Really? It's normal in advocacy journalism to withhold exculpatory information in order to tell the story you want to tell? It'snormal to dishonestly edit videos in order to give viewers a false impression of what actually occurred? And it's normal to flat out manufacture lies, the way O'Keefe did by suggesting he entered ACORN offices decked out in a Halloween-ish pimp costume?
This is just embarrassing.
Meanwhile, for those interested in detailed reviews of O'Keefe's ACORN production, at least three of them have been conducted. All three confirmed that while some ACORN employees behaved inappropriately in the O'Keefe videos, they did not break the law. And all three confirmed that O'Keefe did severely edit the tapes.
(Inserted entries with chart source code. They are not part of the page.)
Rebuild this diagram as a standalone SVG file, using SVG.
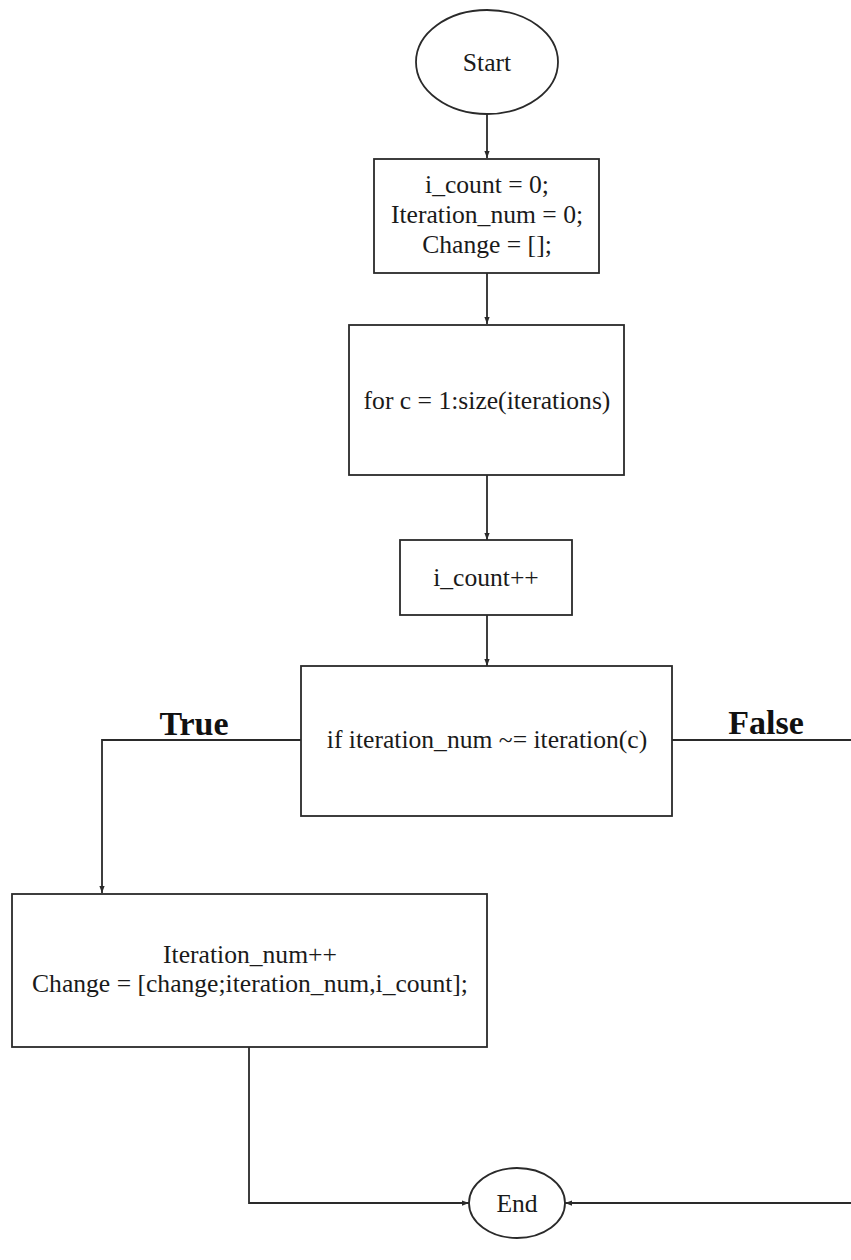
<svg xmlns="http://www.w3.org/2000/svg" width="851" height="1260" viewBox="0 0 851 1260">
<defs>
<style>
.shape{fill:#fff;stroke:#2a2a2a;stroke-width:1.8}
.t{font-family:"Liberation Serif","Times New Roman",serif;font-size:25.6px;fill:#1a1a1a;text-anchor:middle}
.lbl{font-family:"Liberation Serif","Times New Roman",serif;font-size:34px;font-weight:bold;fill:#111;text-anchor:middle}
.c{fill:none;stroke:#2a2a2a;stroke-width:1.8}
</style>
<marker id="ah" viewBox="0 0 8 8" refX="8" refY="4" markerWidth="7" markerHeight="7" markerUnits="userSpaceOnUse" orient="auto">
<path d="M0,1 L8,4 L0,7 z" fill="#2a2a2a"/>
</marker>
</defs>
<rect width="851" height="1260" fill="#fff"/>
<g id="connectors">
<path class="c" d="M487,113 V158" marker-end="url(#ah)"/>
<path class="c" d="M487,273 V324" marker-end="url(#ah)"/>
<path class="c" d="M487,475 V540" marker-end="url(#ah)"/>
<path class="c" d="M487,615 V666" marker-end="url(#ah)"/>
<path class="c" d="M301,740 H102 V893" marker-end="url(#ah)"/>
<path class="c" d="M672,740 H856 V1203 H565" marker-end="url(#ah)"/>
<path class="c" d="M249,1047 V1203 H469" marker-end="url(#ah)"/>
<text class="lbl" x="194" y="735">True</text>
<text class="lbl" x="766" y="734">False</text>
</g>
<g id="start">
<ellipse class="shape" cx="487" cy="62" rx="71" ry="52"/>
<text class="t" x="487" y="71">Start</text>
</g>
<g id="init">
<rect class="shape" x="374" y="159" width="225" height="114"/>
<text class="t" x="487" y="193">i_count = 0;</text>
<text class="t" x="487" y="223">Iteration_num = 0;</text>
<text class="t" x="487" y="253">Change = [];</text>
</g>
<g id="loop">
<rect class="shape" x="349" y="325" width="275" height="150"/>
<text class="t" x="487" y="409">for c = 1:size(iterations)</text>
</g>
<g id="inc">
<rect class="shape" x="400" y="540" width="172" height="75"/>
<text class="t" x="486" y="586">i_count++</text>
</g>
<g id="cond">
<rect class="shape" x="301" y="666" width="371" height="150"/>
<text class="t" x="487" y="748">if iteration_num ~= iteration(c)</text>
</g>
<g id="update">
<rect class="shape" x="12" y="894" width="475" height="153"/>
<text class="t" x="250" y="963">Iteration_num++</text>
<text class="t" x="250" y="992">Change = [change;iteration_num,i_count];</text>
</g>
<g id="end">
<ellipse class="shape" cx="517" cy="1203" rx="48" ry="35"/>
<text class="t" x="517" y="1212">End</text>
</g>
</svg>
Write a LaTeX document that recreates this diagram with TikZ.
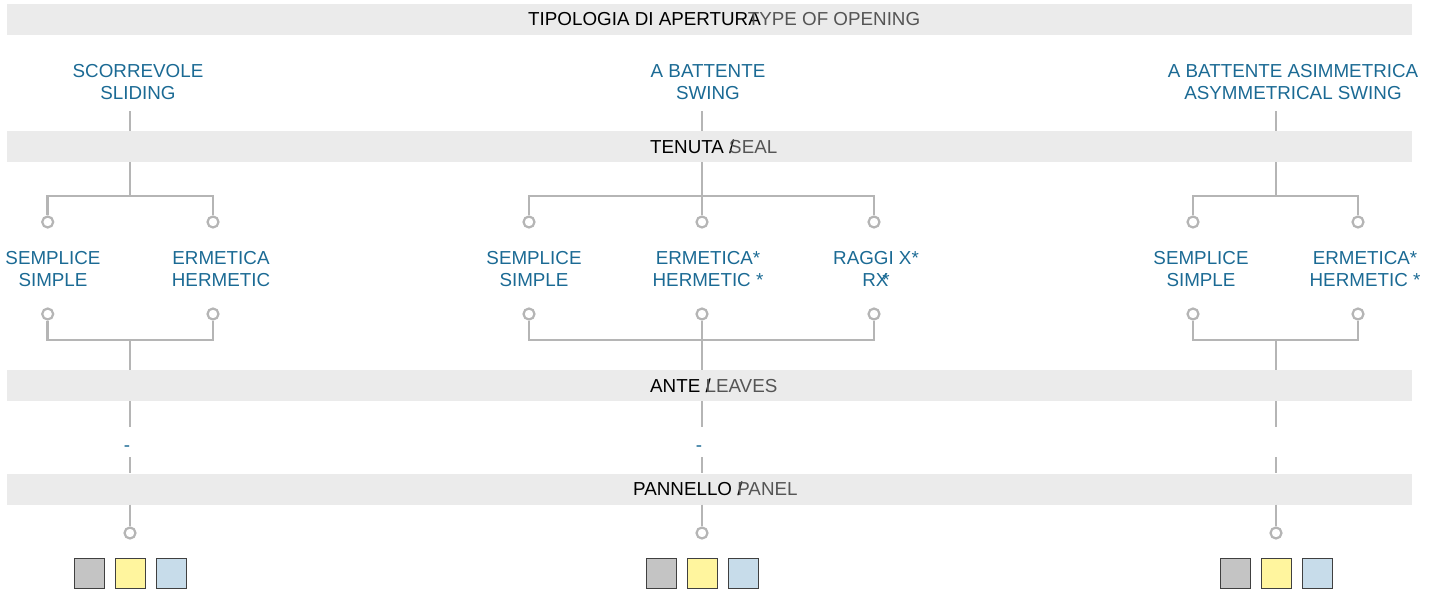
\documentclass[tikz,border=0pt]{standalone}
\usepackage{fontspec}
\setmainfont{Liberation Sans}
\usepackage{xcolor}
\usetikzlibrary{positioning}

\definecolor{bandgray}{HTML}{EBEBEB}
\definecolor{linegray}{HTML}{B5B5B5}
\definecolor{headblue}{HTML}{1B6A94}
\definecolor{engray}{HTML}{555555}
\definecolor{swgray}{HTML}{C4C4C4}
\definecolor{swyellow}{HTML}{FFF59E}
\definecolor{swblue}{HTML}{C7DCEA}

\begin{document}
\begin{tikzpicture}[x=1pt,y=-1pt,
  txt/.style={font=\fontsize{18.8}{22}\selectfont,inner sep=0pt},
  band/.style={fill=bandgray,minimum width=1405pt,minimum height=31pt,inner sep=0pt},
  kind/.style={txt,text=headblue,align=center},
  link/.style={draw=linegray,line width=2.8pt},
  knob/.style={circle,draw=linegray,line width=2.2pt,fill=white,minimum size=11pt,inner sep=0pt},
  swatch/.style={draw=black!75,line width=0.9pt,minimum size=30pt,inner sep=0pt,outer sep=0pt}]

\useasboundingbox (0,0) rectangle (1438,592);

\node[band] (b1) at (709.5,19.5) {};
\node[band] (b2) at (709.5,146.5) {};
\node[band] (b3) at (709.5,385.5) {};
\node[band] (b4) at (709.5,489) {};
\node[txt,anchor=west] (l1) at (528,19.5) {TIPOLOGIA DI APERTURA\kern-13pt\textcolor{engray}{TYPE OF OPENING}};
\node[txt,anchor=west] (l2) at (650,146.5) {TENUTA \rlap{/}\textcolor{engray}{SEAL}};
\node[txt,anchor=west] (l3) at (650,385.5) {ANTE \rlap{/}\textcolor{engray}{LEAVES}};
\node[txt,anchor=west] (l4) at (633,489) {PANNELLO \rlap{/}\textcolor{engray}{PANEL}};

\node[kind] (h1) at (138,82) {SCORREVOLE\\SLIDING};
\node[kind] (h2) at (708,82) {A BATTENTE\\SWING};
\node[kind] (h3) at (1293,82) {A BATTENTE ASIMMETRICA\\ASYMMETRICAL SWING};

\foreach \c/\x in {1/130,2/702,3/1276}{
  \coordinate (a\c) at (\x,111);
  \coordinate (j\c) at (\x,196);
  \coordinate (n\c) at (\x,340);
  \coordinate (g\c) at (\x,427);
  \coordinate (e\c) at (\x,457);
  \node[knob] (p\c) at (\x,533) {};
  \draw[link] (a\c) -- (a\c |- b2.north);
  \draw[link] (a\c |- b2.south) -- (j\c);
  \draw[link] (n\c) -- (n\c |- b3.north);
  \draw[link] (g\c |- b3.south) -- (g\c);
  \draw[link] (e\c) -- (e\c |- b4.north);
  \draw[link] (a\c |- b4.south) -- (p\c);
  \node[swatch,fill=swyellow] (q\c2) at (\x,573.5) {};
  \node[swatch,fill=swgray,left=11pt of q\c2] (q\c1) {};
  \node[swatch,fill=swblue,right=11pt of q\c2] (q\c3) {};
}

% scorrevole
\node[knob] (k11) at (47.7,222) {};
\node[knob] (k12) at (213,222) {};
\node[kind] (s11) at (53,269) {SEMPLICE\\SIMPLE};
\node[kind] (s12) at (221,269) {ERMETICA\\HERMETIC};
\node[knob] (m11) at (47.7,314) {};
\node[knob] (m12) at (213,314) {};
\draw[link] (k11) |- (j1) -| (k12);
\draw[link] (m11) |- (n1) -| (m12);
\node[kind] (d1) at (127,449) {-};

% a battente
\node[knob] (k21) at (529,222) {};
\node[knob] (k22) at (702,222) {};
\node[knob] (k23) at (874,222) {};
\node[kind] (s21) at (534,269) {SEMPLICE\\SIMPLE};
\node[kind] (s22) at (708,269) {ERMETICA*\\HERMETIC *};
\node[kind] (s23) at (876,269) {RAGGI X*\\RX\kern-6pt*};
\node[knob] (m21) at (529,314) {};
\node[knob] (m22) at (702,314) {};
\node[knob] (m23) at (874,314) {};
\draw[link] (k21) |- (j2) -| (k23);
\draw[link] (j2) -- (k22);
\draw[link] (m21) |- (n2) -| (m23);
\draw[link] (m22) -- (n2);
\node[kind] (d2) at (699,449) {-};

% a battente asimmetrica
\node[knob] (k31) at (1193,222) {};
\node[knob] (k32) at (1358,222) {};
\node[kind] (s31) at (1201,269) {SEMPLICE\\SIMPLE};
\node[kind] (s32) at (1365,269) {ERMETICA*\\HERMETIC *};
\node[knob] (m31) at (1193,314) {};
\node[knob] (m32) at (1358,314) {};
\draw[link] (k31) |- (j3) -| (k32);
\draw[link] (m31) |- (n3) -| (m32);
\end{tikzpicture}
\end{document}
Also, a 2009 report by the Congressional Research Service stated that O'Keefe's undercover videotaping may have broken laws in California and Maryland.
But for some reason Chafets does not mention the findings that completely undercut O'Keefe's ACORN hoax. (Or the fact O'Keefe is currently being sued by an ACORN worker in response to one of the undercover videos.) Chafets also ignored the pimp lie that O'Keefe spread with the help of his mentor, Andrew Breitbart.
Then again, in telling the O'Keefe tale Chafets also opts to make no mention of the fact that last summer O'Keefe planned to set a bizarre, floating trap to sexually humiliate a CNN reporter.
So yes, the Times does a great job dressing up O'Keefe and pretending he's an important person.